The divine revelation in the Bible is progressive. In Genesis 1 we have a history of God's creation, but in that chapter we cannot see much of the divine revelation. Of course, there is some revelation there. For instance, verse 1 says, "In the beginning God created..." The Hebrew word for "God" here is Elohim, which means the "faithful, mighty One." From this word we can realize that God is faithful and also mighty. Furthermore, this word, a proper noun, is not singular but plural; however, the predicate "created" is singular. This is an indication that God is triune, three-one. This surely is something of the divine revelation that progresses throughout the Bible until the last chapter of Revelation.
In Colossians 1:25 Paul tells us that the stewardship of God was given to him "to complete the word of God." The word of God is the divine revelation, which had not been completed before the New Testament was written. In the New Testament the apostles, especially Paul in his fourteen Epistles, completed the word of God. It is clear, therefore, that the word of God had not been completed at the time of Job or David or Malachi or even at the end of the book of Acts.

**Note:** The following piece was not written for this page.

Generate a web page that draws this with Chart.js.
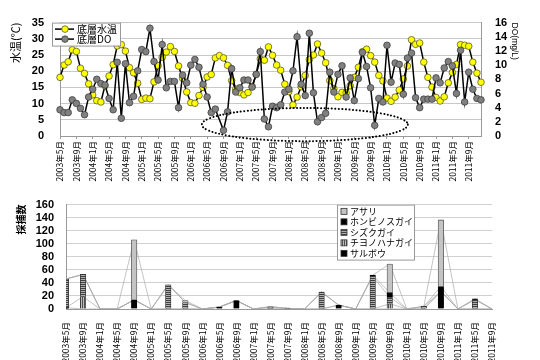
<!DOCTYPE html>
<html lang="ja">
<head>
<meta charset="utf-8">
<title>底層水温・底層DOと採捕数</title>
<script src="https://cdn.jsdelivr.net/npm/chart.js@4.4.1/dist/chart.umd.min.js"></script>
<style>
  html, body { margin: 0; padding: 0; background: #fff; }
  #wrap { position: relative; width: 540px; height: 360px; }
  #wrap canvas { position: absolute; left: 0; }
  #topChart { top: 0; }
  #botChart { top: 186px; }
</style>
</head>
<body>
<div id="wrap">
  <canvas id="topChart" width="540" height="186"></canvas>
  <canvas id="botChart" width="540" height="174"></canvas>
</div>
<script>
// monthly series, 2003年5月 .. 2011年12月
const START_YEAR = 2003, START_MONTH = 5;

const waterTemp = [
  18.1, 21.9, 22.9, 26.6, 26.1, 20.9, 19.3, 16.1,
  12.7, 10.9, 10.5, 15.5, 18.5, 22.0, 27.8, 28.2, 26.2, 21.1, 19.5, 16.3,
  11.3, 11.7, 11.5, 16.7, 21.7, 24.3, 25.9, 27.6, 26.1, 21.6, 17.8, 13.6,
  10.3, 10.1, 12.5, 15.0, 18.2, 19.0, 24.1, 24.8, 24.1, 21.8, 17.1, 14.5,
  13.4, 12.7, 13.4, 15.3, 19.0, 23.8, 23.4, 27.5, 24.9, 21.9, 20.3, 16.0,
  13.7, 9.6, 12.0, 15.2, 18.7, 23.6, 25.0, 28.4, 25.6, 22.6, 17.1, 14.6,
  12.1, 13.5, 13.3, 15.5, 18.1, 21.2, 26.0, 26.8, 24.8, 22.8, 18.7, 17.0,
  11.7, 10.7, 12.0, 14.2, 17.6, 21.6, 29.7, 28.3, 28.7, 22.8, 18.1, 15.1,
  11.9, 10.8, 12.1, 16.4, 19.6, 22.1, 28.2, 28.0, 27.7, 22.8, 19.4, 16.6
];

const bottomDO = [
  3.7, 3.3, 3.3, 5.1, 4.6, 3.9, 3.0, 5.5,
  6.6, 8.0, 7.4, 7.2, 5.3, 3.7, 10.4, 2.5, 10.2, 4.7, 5.6, 9.2,
  12.2, 11.9, 15.2, 10.5, 7.9, 12.9, 6.8, 7.7, 7.7, 4.0, 8.6, 7.5,
  10.0, 10.8, 9.7, 7.3, 5.5, 3.3, 3.8, null, 0.8, 3.4, 9.5, 6.2,
  6.8, 7.9, 7.9, 6.9, 8.7, 11.9, 2.4, 1.3, 4.2, 4.0, 4.4, 6.2,
  6.6, 9.2, 14.0, 7.3, 5.7, 14.5, 6.1, 2.0, 2.6, 3.2, 9.0, 6.2,
  8.7, 9.9, 5.5, 8.2, 5.0, 8.1, 11.8, 9.8, 6.8, 1.5, 5.3, 4.8,
  12.8, 7.6, 10.3, 10.1, 5.9, 11.0, 11.7, 5.4, 4.0, 5.2, 5.2, 5.2,
  8.2, 7.5, 9.6, 10.5, 9.9, 6.0, 12.1, 4.8, 9.0, 6.6, 5.3, 5.1
];

// survey every 4 months
const surveyLabels = [
  '2003年5月', '2003年9月', '2004年1月', '2004年5月', '2004年9月', '2005年1月',
  '2005年5月', '2005年9月', '2006年1月', '2006年5月', '2006年9月', '2007年1月',
  '2007年5月', '2007年9月', '2008年1月', '2008年5月', '2008年9月', '2009年1月',
  '2009年5月', '2009年9月', '2010年1月', '2010年5月', '2010年9月', '2011年1月',
  '2011年5月', '2011年9月'
];
const saruboo     = [2, 0, 0, 0, 14, 0, 0, 0, 0, 3, 13, 0, 0, 0, 0, 0, 6, 0, 0, 0, 0, 0, 27, 0, 0, 0];
const chiyonohana = [0, 19, 0, 0, 0, 0, 0, 0, 0, 0, 0, 0, 0, 1, 0, 0, 0, 0, 0, 8, 0, 0, 0, 0, 0, 0];
const shizuku     = [44, 34, 0, 0, 0, 0, 37, 10, 0, 0, 0, 0, 3.5, 0, 0, 26, 0, 0, 50, 10, 0, 4, 0, 0, 14, 0];
const honbinosu   = [0, 0, 0, 0, 0, 0, 0, 0, 0, 0, 0, 0, 0, 0, 0, 0, 0, 0, 2, 7, 0, 0, 7.5, 0, 1.5, 0];
const asari       = [0, 0, 0, 0, 92, 0, 0, 3, 0, 0, 0, 0, 0, 0, 0, 0, 0, 0, 0, 44, 0, 0, 102, 0, 0, 0];

// dotted ellipse around the low-DO period (month index / 水温 axis units)
const lowDoMark = { from: 34.7, to: 85.1, low: -1.6, high: 8.65 };

const months = [];
for (let i = 0; i < waterTemp.length; i++) {
  const m = START_MONTH - 1 + i;
  months.push(`${START_YEAR + Math.floor(m / 12)}年${(m % 12) + 1}月`);
}

Chart.defaults.font.family = "'Liberation Sans', 'Noto Sans CJK JP', sans-serif";
Chart.defaults.color = '#000';
Chart.defaults.animation = false;

const JP = "'Noto Sans CJK JP', sans-serif";
const tickFont = { family: "'Liberation Sans', Arial, sans-serif", size: 11, weight: 'bold' };
const dateFont = { family: JP, size: 8.5 };

// legend drawn as a framed box inside the plot
const boxLegend = {
  id: 'boxLegend',
  afterDraw(chart, args, o) {
    const { ctx, chartArea } = chart;
    const x = chartArea.left + o.dx, y = chartArea.top + o.dy;
    ctx.save();
    ctx.fillStyle = '#fff';
    ctx.fillRect(x, y, o.width, o.height);
    ctx.strokeStyle = '#999';
    ctx.lineWidth = 1;
    ctx.strokeRect(x + 0.5, y + 0.5, o.width, o.height);
    ctx.font = o.font;
    ctx.textBaseline = 'middle';
    o.order.forEach((di, k) => {
      const ds = chart.data.datasets[di];
      const cy = y + o.pad + o.rowHeight * (k + 0.5);
      if (o.kind === 'line') {
        ctx.strokeStyle = ds.borderColor;
        ctx.lineWidth = ds.borderWidth;
        ctx.beginPath();
        ctx.moveTo(x + 3, cy);
        ctx.lineTo(x + 22, cy);
        ctx.stroke();
        ctx.beginPath();
        ctx.arc(x + 13, cy, ds.pointRadius, 0, Math.PI * 2);
        ctx.fillStyle = ds.pointBackgroundColor;
        ctx.fill();
        ctx.lineWidth = ds.pointBorderWidth;
        ctx.strokeStyle = ds.pointBorderColor;
        ctx.stroke();
      } else {
        ctx.fillStyle = ds.backgroundColor;
        ctx.fillRect(x + 4, cy - 3, 6, 6);
        ctx.lineWidth = 0.8;
        ctx.strokeStyle = '#333';
        ctx.strokeRect(x + 4, cy - 3, 6, 6);
      }
      ctx.fillStyle = '#000';
      ctx.fillText(ds.label, x + o.textX, cy);
    });
    ctx.restore();
  }
};

const dottedEllipse = {
  id: 'dottedEllipse',
  afterDraw(chart, args, o) {
    const { ctx, scales } = chart;
    const x0 = scales.x.getPixelForValue(o.from), x1 = scales.x.getPixelForValue(o.to);
    const y0 = scales.y.getPixelForValue(o.high), y1 = scales.y.getPixelForValue(o.low);
    ctx.save();
    ctx.strokeStyle = '#000';
    ctx.lineWidth = 2;
    ctx.lineCap = 'round';
    ctx.setLineDash([0.1, 3.4]);
    ctx.beginPath();
    ctx.ellipse((x0 + x1) / 2, (y0 + y1) / 2, (x1 - x0) / 2, (y1 - y0) / 2, 0, 0, Math.PI * 2);
    ctx.stroke();
    ctx.restore();
  }
};

new Chart(document.getElementById('topChart'), {
  type: 'line',
  data: {
    labels: months,
    datasets: [
      { label: '底層水温', data: waterTemp, yAxisID: 'y', order: 1,
        borderColor: '#000', borderWidth: 1.5, tension: 0,
        pointRadius: 3.3, pointBackgroundColor: '#ffff00', pointBorderColor: '#5a5a30', pointBorderWidth: 0.8 },
      { label: '底層DO', data: bottomDO, yAxisID: 'y2', order: 0, spanGaps: true,
        borderColor: '#000', borderWidth: 1.5, tension: 0,
        pointRadius: 3.3, pointBackgroundColor: '#808080', pointBorderColor: '#404040', pointBorderWidth: 0.8 }
    ]
  },
  options: {
    responsive: false,
    layout: { padding: { top: 18, right: 0, bottom: 0, left: 0 } },
    plugins: {
      legend: { display: false },
      tooltip: { enabled: false },
      boxLegend: { kind: 'line', order: [0, 1], dx: -8, dy: 0, width: 68, height: 23, pad: 1.5, rowHeight: 10, textX: 25, font: `10px ${JP}` },
      dottedEllipse: lowDoMark
    },
    scales: {
      x: {
        grid: { drawOnChartArea: false, tickLength: 3, color: c => c.index % 4 === 0 ? '#999' : 'rgba(0,0,0,0)' },
        border: { color: '#999' },
        ticks: {
          autoSkip: false, maxRotation: 90, minRotation: 90, padding: 2, font: dateFont,
          callback(v, i) { return i % 4 === 0 ? this.getLabelForValue(v) : ''; }
        },
        afterFit(s) { s.height = 50; }
      },
      y: {
        position: 'left', min: 0, max: 35,
        ticks: { stepSize: 5, autoSkip: false, padding: 16, font: tickFont },
        grid: { color: '#c8c8c8', drawTicks: false },
        border: { color: '#999' },
        title: { display: true, text: '水温(℃)', align: 'end', font: { family: JP, size: 11 }, padding: { top: 9, bottom: 0 } },
        afterFit(s) { s.width = 60; }
      },
      y2: {
        position: 'right', min: 0, max: 16,
        ticks: { stepSize: 2, autoSkip: false, padding: 14, font: tickFont },
        grid: { drawOnChartArea: false, drawTicks: false },
        border: { color: '#999' },
        title: { display: true, text: 'DO(mg/L)', align: 'end', font: { family: "'Liberation Sans', Arial, sans-serif", size: 8.5 }, padding: { top: 21, bottom: 0 } },
        afterFit(s) { s.width = 59; }
      }
    }
  },
  plugins: [boxLegend, dottedEllipse]
});

// bar fills
const patCtx = document.getElementById('botChart').getContext('2d');
function stripes(dark, light, vertical) {
  const c = document.createElement('canvas');
  c.width = 2; c.height = 2;
  const g = c.getContext('2d');
  g.fillStyle = light; g.fillRect(0, 0, 2, 2);
  g.fillStyle = dark;
  if (vertical) g.fillRect(0, 0, 1, 2); else g.fillRect(0, 0, 2, 1);
  return patCtx.createPattern(c, 'repeat');
}

const species = [
  { label: 'サルボウ', data: saruboo, fill: '#000', edge: '#000' },
  { label: 'チヨノハナガイ', data: chiyonohana, fill: stripes('#505050', '#bdbdbd', true), edge: '#333' },
  { label: 'シズクガイ', data: shizuku, fill: stripes('#404040', '#b0b0b0', false), edge: '#333' },
  { label: 'ホンビノスガイ', data: honbinosu, fill: '#000', edge: '#000' },
  { label: 'アサリ', data: asari, fill: '#c4c4c4', edge: '#555' }
];

const barSets = species.map(s => ({
  type: 'bar', label: s.label, data: s.data, order: 0,
  backgroundColor: s.fill, borderColor: s.edge, borderWidth: 0.8, barThickness: 5.5
}));

// thin series lines joining the top of each stacked segment
let run = surveyLabels.map(() => 0);
const seriesLines = species.map((s, k) => {
  run = run.map((v, i) => v + s.data[i]);
  return {
    type: 'line', label: '', data: run.slice(), order: 1, stack: 'line' + k,
    borderColor: '#ababab', borderWidth: 0.7, pointRadius: 0, tension: 0
  };
});

new Chart(document.getElementById('botChart'), {
  type: 'bar',
  data: { labels: surveyLabels, datasets: barSets.concat(seriesLines) },
  options: {
    responsive: false,
    layout: { padding: { top: 15, right: 48, bottom: 0, left: 0 } },
    plugins: {
      legend: { display: false },
      tooltip: { enabled: false },
      boxLegend: { kind: 'box', order: [4, 3, 2, 1, 0], dx: 271, dy: 0, width: 77, height: 55, pad: 1.5, rowHeight: 10.5, textX: 13, font: `9px ${JP}` }
    },
    scales: {
      x: {
        stacked: true, offset: false,
        grid: { display: false },
        border: { color: '#999' },
        ticks: { autoSkip: false, maxRotation: 90, minRotation: 90, padding: 5, font: dateFont },
        afterFit(s) { s.height = 51; }
      },
      y: {
        stacked: true, min: 0, max: 160,
        ticks: { stepSize: 20, autoSkip: false, padding: 12, font: tickFont },
        grid: { color: '#d0d0d0', drawTicks: false },
        border: { color: '#999' },
        title: { display: true, text: '採捕数', align: 'end', font: { family: JP, size: 10, weight: 'bold' }, padding: { top: 15.5, bottom: 0 } },
        afterFit(s) { s.width = 66; }
      }
    }
  },
  plugins: [boxLegend]
});
</script>
</body>
</html>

Some mistakenly think that orthodox doctrine consists only of what the Lord Jesus taught the twelve apostles. Those who hold this concept need to consider the Lord's word in John 16:12-15: "I have yet many things to say to you, but you cannot bear them now. But when He, the Spirit of reality, comes, He will guide you into all the reality; for He will not speak from Himself, but what He hears He will speak; and He will declare to you the things that are coming. He will glorify Me, for He will receive of Mine and will declare it to you. All that the Father has is Mine; for this reason I have said that He receives of Mine and will declare it to you." The disciples had to wait for the Holy Spirit as the Spirit of reality to reveal more things to them. From this we see that the word of God had not been completed even when the Lord Jesus was on earth, but still needed to be completed through the speaking of the Spirit of reality. Surely Paul was a person to whom the Holy Spirit revealed many things, and he wrote concerning these things in his Epistles, indicating, as we have seen, that he had been commissioned by God to complete the word of God.

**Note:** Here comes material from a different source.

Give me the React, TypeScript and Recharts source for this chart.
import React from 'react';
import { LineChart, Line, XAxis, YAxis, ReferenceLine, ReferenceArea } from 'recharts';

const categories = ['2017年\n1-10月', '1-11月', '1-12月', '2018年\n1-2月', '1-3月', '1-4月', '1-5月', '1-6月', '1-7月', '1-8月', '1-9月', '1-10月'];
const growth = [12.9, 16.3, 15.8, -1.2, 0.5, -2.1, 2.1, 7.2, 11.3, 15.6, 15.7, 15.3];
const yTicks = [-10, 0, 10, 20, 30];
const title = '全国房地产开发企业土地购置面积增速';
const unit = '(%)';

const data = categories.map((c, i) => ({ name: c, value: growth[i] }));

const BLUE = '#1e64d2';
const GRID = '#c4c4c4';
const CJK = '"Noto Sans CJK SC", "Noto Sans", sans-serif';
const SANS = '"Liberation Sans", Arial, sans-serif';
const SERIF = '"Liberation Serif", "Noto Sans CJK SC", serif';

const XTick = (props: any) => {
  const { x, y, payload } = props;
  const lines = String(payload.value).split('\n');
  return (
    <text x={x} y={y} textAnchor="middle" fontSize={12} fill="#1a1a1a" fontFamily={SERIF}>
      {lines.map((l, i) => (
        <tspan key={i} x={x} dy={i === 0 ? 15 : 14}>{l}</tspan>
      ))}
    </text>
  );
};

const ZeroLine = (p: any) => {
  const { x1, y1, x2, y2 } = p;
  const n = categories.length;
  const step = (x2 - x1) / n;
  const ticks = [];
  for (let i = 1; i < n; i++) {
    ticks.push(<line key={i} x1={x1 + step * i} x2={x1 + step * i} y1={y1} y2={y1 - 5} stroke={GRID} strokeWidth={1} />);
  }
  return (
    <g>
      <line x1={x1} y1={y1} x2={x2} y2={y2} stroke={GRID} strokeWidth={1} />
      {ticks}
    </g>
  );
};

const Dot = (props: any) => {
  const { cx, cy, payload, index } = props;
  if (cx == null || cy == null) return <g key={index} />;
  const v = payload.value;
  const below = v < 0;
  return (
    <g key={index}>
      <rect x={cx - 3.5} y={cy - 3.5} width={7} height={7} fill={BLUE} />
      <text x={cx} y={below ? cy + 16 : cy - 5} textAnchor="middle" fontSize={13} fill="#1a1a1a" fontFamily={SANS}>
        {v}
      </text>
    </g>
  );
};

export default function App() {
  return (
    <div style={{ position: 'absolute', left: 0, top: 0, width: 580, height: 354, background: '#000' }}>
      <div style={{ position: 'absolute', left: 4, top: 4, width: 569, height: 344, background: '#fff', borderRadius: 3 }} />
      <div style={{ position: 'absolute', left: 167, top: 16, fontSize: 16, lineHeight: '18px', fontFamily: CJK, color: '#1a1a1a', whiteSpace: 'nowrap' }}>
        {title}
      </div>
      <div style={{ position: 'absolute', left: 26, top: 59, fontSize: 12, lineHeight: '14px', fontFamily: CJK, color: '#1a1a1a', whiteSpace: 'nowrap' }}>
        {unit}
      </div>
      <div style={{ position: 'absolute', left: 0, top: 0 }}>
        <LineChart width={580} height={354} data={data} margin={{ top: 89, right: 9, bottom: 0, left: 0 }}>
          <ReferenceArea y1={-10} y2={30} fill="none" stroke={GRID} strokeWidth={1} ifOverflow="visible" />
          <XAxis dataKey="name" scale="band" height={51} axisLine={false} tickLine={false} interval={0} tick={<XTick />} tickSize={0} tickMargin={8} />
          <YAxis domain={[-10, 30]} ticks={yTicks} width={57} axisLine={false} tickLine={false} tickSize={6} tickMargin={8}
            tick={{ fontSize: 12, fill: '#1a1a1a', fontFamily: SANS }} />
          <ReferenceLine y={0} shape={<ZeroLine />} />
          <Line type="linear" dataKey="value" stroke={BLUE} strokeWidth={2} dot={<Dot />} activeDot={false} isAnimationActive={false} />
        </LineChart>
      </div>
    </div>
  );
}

In particular, Paul completed the word of God in regard to the mystery of God, which is Christ (Col. 2:2), and the mystery of Christ, which is the church (Eph. 3:4). In Colossians 1:27 he says, "To whom God willed to make known what are the riches of the glory of this mystery among the Gentiles, which is Christ in you, the hope of glory." There is not such a word in Genesis or in the Psalms or fully in the four Gospels. This is an example of the fact that the divine revelation in the Bible is progressive and that it is not completed until the end of Revelation.